This directly contradicts your prior statement, in which there is one inertial FoR in which that applies for a given moment. This is the usual problem with your claims - you keep disagreeing with yourself.
No, it doesn’t contradict. What I said that for any given moment, for any infinitesimal duration, the “relative” acceleration would be 9.81 m/s2. That means it is always 9.81 m/s2. Pick whatever moment you want in any inertial frame you want…its always going to be 9.81 m/s2. One inertial frame may apply for that moment, but in the next moment, in the next inertial frame and in every moment and ever inertial frame after that it will 9.81 m/s2.
You are once again (pretending to be) hopelessly confused. The Earth's acceleration cannot be "considered to be proper acceleration" or not. It can be expressed as one or the other.
It isn’t an either/or proposition. Proper acceleration can be expressed as relative…but doing that doesn’t change proper acceleration into relative acceleration or mean that proper acceleration no longer applies.
Proper acceleration by definition cannot be relative. It is “the physical acceleration experienced by an object”. Relative means “considered in relation or in proportion to something else”. What is being physically experienced isn’t considered in relation to something else, whether its acceleration or pain. You don’t have to ask anybody else if you have a toothache. It doesn't matter if someone else doesn't believe your tooth is hurting. You know “objectively” if your tooth hurts or not. There is nothing subjective about it.
If you are accelerating in a car at 100mph, you will experience physical effects from that. You will feel it. Without ever looking outside, you can “objectively” know you are accelerating. It doesn’t matter if your “relative” acceleration is 5mph to the guy on the sidewalk. If you hit a brick wall you will still die. His perception of how fast you were going doesn’t mean squat.
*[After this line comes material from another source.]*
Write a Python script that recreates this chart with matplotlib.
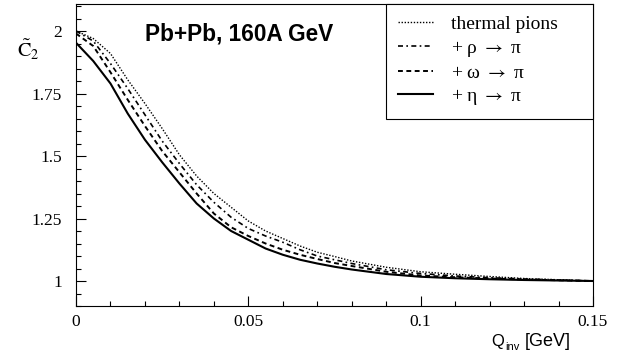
import matplotlib
matplotlib.use("Agg")
import matplotlib.pyplot as plt
from matplotlib.ticker import MultipleLocator, FixedLocator

plt.rcParams["mathtext.fontset"] = "stix"

q = [0.0, 0.005, 0.01, 0.015, 0.02, 0.025, 0.03, 0.035, 0.04, 0.045, 0.05,
     0.055, 0.06, 0.065, 0.07, 0.075, 0.08, 0.09, 0.1, 0.11, 0.12, 0.13, 0.14, 0.15]
c2_thermal = [2.0, 1.97, 1.91, 1.805, 1.71, 1.61, 1.505, 1.42, 1.35, 1.295, 1.24,
              1.20, 1.17, 1.14, 1.115, 1.098, 1.08, 1.055, 1.037, 1.027, 1.018, 1.01, 1.005, 1.0]
c2_rho = [2.0, 1.96, 1.87, 1.77, 1.665, 1.56, 1.47, 1.385, 1.315, 1.255, 1.21,
          1.18, 1.155, 1.125, 1.10, 1.085, 1.07, 1.045, 1.03, 1.02, 1.013, 1.008, 1.004, 1.0]
c2_omega = [1.99, 1.94, 1.835, 1.725, 1.62, 1.52, 1.435, 1.35, 1.27, 1.215, 1.18,
            1.15, 1.125, 1.105, 1.088, 1.072, 1.06, 1.037, 1.022, 1.015, 1.01, 1.006, 1.003, 1.0]
c2_eta = [1.953, 1.88, 1.79, 1.67, 1.565, 1.475, 1.39, 1.31, 1.25, 1.20, 1.165,
          1.13, 1.105, 1.085, 1.07, 1.057, 1.046, 1.028, 1.017, 1.011, 1.007, 1.004, 1.002, 1.0]

labels = ["thermal pions", r"+ ρ $\rightarrow$ π", r"+ ω $\rightarrow$ π", r"+ η $\rightarrow$ π"]
yticks = [1, 1.25, 1.5, 1.75, 2]
ytick_labels = ["1", "1.25", "1.5", "1.75", "2"]
xticks = [0, 0.05, 0.1, 0.15]
xtick_labels = ["0", "0.05", "0.1", "0.15"]

serif = ["Liberation Serif", "DejaVu Serif"]
sans = ["Liberation Sans", "DejaVu Sans"]

W, H = 630, 356
fig = plt.figure(figsize=(6.3, 3.56), dpi=100)
ax = fig.add_axes([76/W, 1-306/H, (593-76)/W, (306-4)/H])

ax.plot(q, c2_thermal, color="black", lw=1.0, linestyle=(0, (1, 1.2)), label=labels[0])
ax.plot(q, c2_rho, color="black", lw=1.2, linestyle=(0, (3, 2, 1, 2)), label=labels[1])
ax.plot(q, c2_omega, color="black", lw=1.4, linestyle=(0, (2.5, 1.8)), label=labels[2])
ax.plot(q, c2_eta, color="black", lw=1.5, linestyle="-", label=labels[3])

ax.set_xlim(0, 0.15)
ax.set_ylim(0.9, 2.108)
ax.xaxis.set_major_locator(FixedLocator(xticks))
ax.set_xticklabels(xtick_labels, fontfamily=serif, fontsize=12.5)
ax.xaxis.set_minor_locator(MultipleLocator(0.01))
ax.yaxis.set_major_locator(FixedLocator(yticks))
ax.set_yticklabels(ytick_labels, fontfamily=serif, fontsize=12.5)
ax.yaxis.set_minor_locator(MultipleLocator(0.05))
ax.tick_params(which="both", direction="in", top=False, right=False, width=0.8)
ax.tick_params(axis="y", which="major", length=7, pad=10)
ax.tick_params(axis="x", which="major", length=7, pad=6)
ax.tick_params(which="minor", length=3.5)
for s in ax.spines.values():
    s.set_linewidth(0.8)

ax.text((145-76)/517, (306-34.5)/302, "Pb+Pb, 160A GeV", transform=ax.transAxes,
        fontfamily=sans, fontweight="bold", fontsize=16.3, va="center", ha="left")

fig.text(17/W, 1-57/H, r"$\tilde{\mathrm{C}}_2$", fontsize=14.5, ha="left", va="baseline")

fig.text(491/W, 1-346/H, "Q", fontfamily=sans, fontsize=12, ha="left", va="baseline")
fig.text(505/W, 1-350/H, "inv", fontfamily=sans, fontsize=8, ha="left", va="baseline")
fig.text(525/W, 1-346/H, "[GeV]", fontfamily=sans, fontsize=13, ha="left", va="baseline")

x0 = (386-76)/517
leg = ax.legend(loc="upper right", bbox_to_anchor=(x0, 0, 1-x0, 1), mode="expand",
                borderaxespad=0, fancybox=False, frameon=True,
                edgecolor="black", prop={"family": serif, "size": 14},
                handlelength=1.8, handletextpad=0.95, labelspacing=0.28,
                borderpad=0.6, framealpha=1)
leg.get_frame().set_linewidth(0.8)

fig.savefig("out.png", dpi=100)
Do you deny that is true? Do you not understand that what is physically perceived from one frame doesn't effect what is physically occurring in another?
You can’t have it both ways. Either the earth is constantly, physically accelerating at 9.81 m/s2 or not. For the sake of argument, imagine someone else in an inertial frame in a galaxy far far away perceives earth’s “relative” acceleration as 7.2 m/s2. Does that mean “gravity” is weaker on earth? What if someone else in another inertial frame perceives it at 12 m/s2? Is" gravity" stronger?
If there is an infinite number of inertial frames and the earth’s proper acceleration can be perceived at an infinite number of different rates…how can FET say it is accelerating at any specific one if it can't be objectively determined? For that matter, how can FET even say that it is accelerating at all, if you can’t determine it objectively? Has any flat earther ever observed the earth from an external inertial frame?